Three misframings to avoid

Because agentic checkout is unsettling and new, it attracts a number of confident but mistaken conclusions. Three are worth addressing directly, because each leads to a poor allocation of effort.

Misframing one: ‘agentic checkout makes SEO and link building obsolete’

This conclusion mistakes the disappearance of the click for the disappearance of the work that earns selection. Agentic commerce does reduce the value of some click-dependent tactics, but it raises the value of the authority signals that decide which products an agent surfaces and trusts. The discipline is being reweighted, not retired; the brands that read it as an excuse to stop investing in earned authority are conceding the one advantage that still functions.

Misframing two: ‘this is a payments-integration problem’

Treating agentic checkout as primarily a matter of wiring up the right protocol misallocates attention to the part of the problem that platforms are rapidly commoditising. Integration matters and must be done competently, but it is increasingly a configuration step, and it is downstream of the decision that actually determines revenue: whether the agent chose your product. A flawless checkout integration on a brand no agent recommends transacts nothing.

Misframing three: ‘we can win it back later with retargeting’

The hope that the lost relationship can simply be reconstructed through conventional remarketing underestimates the data wall. If the journey was invisible and the contact details did not reach you, the inputs that retargeting depends upon may never have arrived. The realistic path to a direct relationship runs through being memorable enough to be sought out by name and through deliberate post-purchase re-engagement, not through pixels that were never set.
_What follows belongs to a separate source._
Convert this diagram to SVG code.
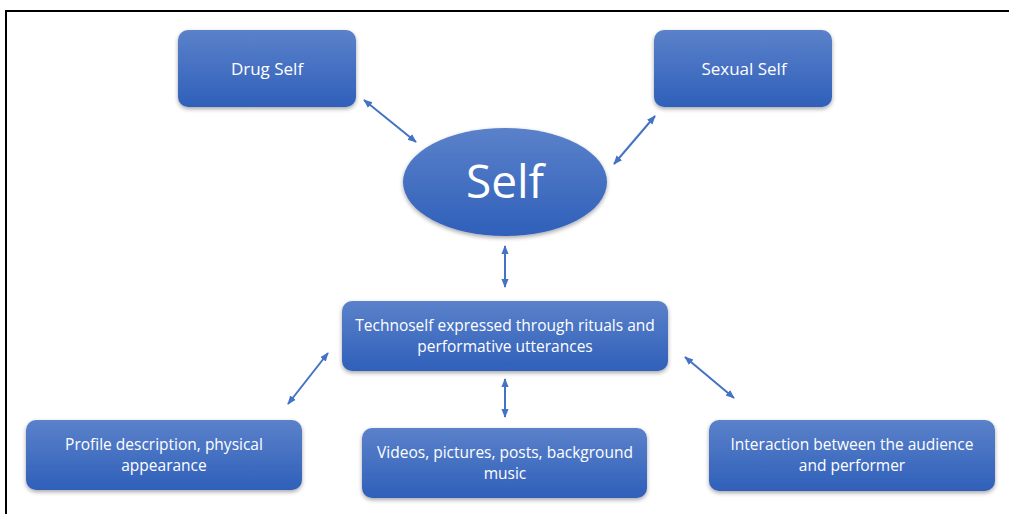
<svg xmlns="http://www.w3.org/2000/svg" width="1009" height="514" viewBox="0 0 1009 514">
<defs>
<linearGradient id="g" x1="0" y1="0" x2="0" y2="1">
<stop offset="0" stop-color="#5b81ca"/>
<stop offset="1" stop-color="#2f60ba"/>
</linearGradient>
<filter id="sh" x="-10%" y="-10%" width="120%" height="130%">
<feDropShadow dx="0" dy="2" stdDeviation="2" flood-color="#000" flood-opacity="0.35"/>
</filter>
<marker id="ah" viewBox="0 0 10 10" refX="9" refY="5" markerWidth="4.5" markerHeight="4.5" orient="auto-start-reverse">
<path d="M0,1 L10,5 L0,9 z" fill="#4472c4"/>
</marker>
<style>
.box{fill:url(#g);filter:url(#sh)}
.t{fill:#fff;font-family:"Open Sans","Liberation Sans",sans-serif;font-size:15.5px;text-anchor:middle}
.big{font-size:17px}
.c{stroke:#4472c4;stroke-width:2;fill:none;marker-start:url(#ah);marker-end:url(#ah)}
</style>
</defs>
<rect width="1009" height="514" fill="#fff"/>
<path d="M6,514 V11 H1009" fill="none" stroke="#000" stroke-width="2"/>
<g id="connectors">
<line class="c" x1="364" y1="100" x2="416" y2="142"/>
<line class="c" x1="655" y1="116" x2="614" y2="164"/>
<line class="c" x1="505" y1="246" x2="505" y2="287"/>
<line class="c" x1="505" y1="379" x2="505" y2="417"/>
<line class="c" x1="328" y1="353" x2="288" y2="404"/>
<line class="c" x1="685" y1="357" x2="734" y2="398"/>
</g>
<g id="drug">
<rect class="box" x="178" y="30" width="178" height="77" rx="10"/>
<text class="t big" x="267" y="75">Drug Self</text>
</g>
<g id="sexual">
<rect class="box" x="654" y="30" width="178" height="77" rx="10"/>
<text class="t big" x="744" y="75">Sexual Self</text>
</g>
<g id="self">
<ellipse class="box" cx="505" cy="182" rx="102" ry="54"/>
<text class="t" x="505" y="198" style="font-size:46px">Self</text>
</g>
<g id="technoself">
<rect class="box" x="342" y="301" width="326" height="70" rx="10"/>
<text class="t" x="505" y="331">Technoself expressed through rituals and</text>
<text class="t" x="505" y="352">performative utterances</text>
</g>
<g id="profile">
<rect class="box" x="26" y="420" width="276" height="70" rx="10"/>
<text class="t" x="164" y="450">Profile description, physical</text>
<text class="t" x="164" y="471">appearance</text>
</g>
<g id="videos">
<rect class="box" x="362" y="428" width="285" height="70" rx="10"/>
<text class="t" x="505" y="458">Videos, pictures, posts, background</text>
<text class="t" x="505" y="479">music</text>
</g>
<g id="interaction">
<rect class="box" x="709" y="420" width="286" height="71" rx="10"/>
<text class="t" x="852" y="450">Interaction between the audience</text>
<text class="t" x="852" y="471">and performer</text>
</g>
</svg>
This is why recall is a strategic objective rather than a nicety.

The common error beneath all three:  Each misframing assumes the controllable, mechanical parts of commerce are where the game is won, and treats brand authority as soft or secondary. Agentic commerce inverts that: the mechanical parts are being automated and commoditised, while the earned, human-judgment-resistant signals — reputation, recognition, trust — become the scarce and decisive resource.

Conclusion: the brand is what survives

Agentic checkout is a genuine structural change, not a passing novelty. It relocates the defining moment of commerce off the merchant’s property, takes much of the funnel into a surface the merchant cannot observe, and threatens to interpose a platform between brand and customer. These are serious consequences, and it would be a disservice to minimise them. Retailers are right to treat the transition with care, and to take qualified advice on the contractual, data and regulatory questions it raises.

But the conclusion that follows is not retreat; it is clarity about where value now sits. When the click disappears and the funnel goes dark, the merchant’s influence concentrates at the edges of the transaction — in being the brand the agent selects and the brand the customer remembers. Both are functions of earned authority, and earned authority is the link builder’s stock-in-trade. The discipline is not diminished by agentic commerce. Its rationale is sharpened by it: in a world that is disintermediating almost everything, a reputation the whole web has conferred is among the few assets a brand can build that cannot easily be taken away.

The practical instruction, then, is steady rather than dramatic. Keep the brand technically able to transact wherever buyers are, without over-investing in any single mechanism that may change. Pour the substantive effort into the authority and recall that decide whether the brand is chosen and remembered at all. And measure the work by what it actually produces in a zero-click world — visibility, share of voice, branded demand — rather than by a click that, increasingly, never comes. The brands that internalise this will find that agentic commerce, for all its disruption, rewards exactly the patient authority-building that good link building has always been.